As Head Overseer of the woman’s camp in Auschwitz-Birkenau, Maria Mandl was the highest-ranked female perpetrator of the Holocaust. In this book, author Eischeid examines how she came to reach this position, and more broadly the role of women in the Nazi killing machine.
The architects and perpetrators of the Holocaust that most people are familiar with are male, but female Nazi party members played a major role in running the concentration camps too. Though the vast majority of them managed to slip back into obscurity by virtue of their sex, the most visible ones like Mandl garnered a perhaps outsized amount of attention for the same reasons.
And Mandl is certainly an interesting case study. This book is the result of literal decades of research and interviews on the part of the author, who spoke to among others friends and neighbors of Mandl, as well as the concentration camp prisoners who suffered under her administration.
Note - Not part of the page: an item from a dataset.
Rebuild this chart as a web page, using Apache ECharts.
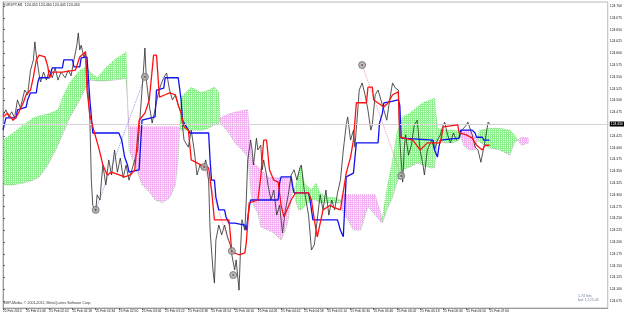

In painstaking detail she recounts all the ways in which Mandl was complicit, but she presents a nuanced, often conflicting portrait of her without flinching too.
How can one reconcile the side of the personality that led a child she’d made a pet by hand to the gas chamber with the side that loved music and granted special privileges to the members of all-prisoner women’s orchestra; who brutally beat prisoners for the slightest infractions but also spared the lives of at least a couple of them? Consider her staid background and her upbringing in a family which did not approve of her fervent Nazism, and things become even more convoluted.
I wish we got a better understanding of why Mandl flipped so suddenly and earnestly into brutal behavior as soon as she began working at Ravensbrück, but I suppose some things can’t be explained by anyone but her. I did find the pacing of the book a little choppy with many short chapters though, and wished the writing had flowed a bit better.
Disclaimer: I received an ARC of this book from NetGalley. This is my honest and voluntary review.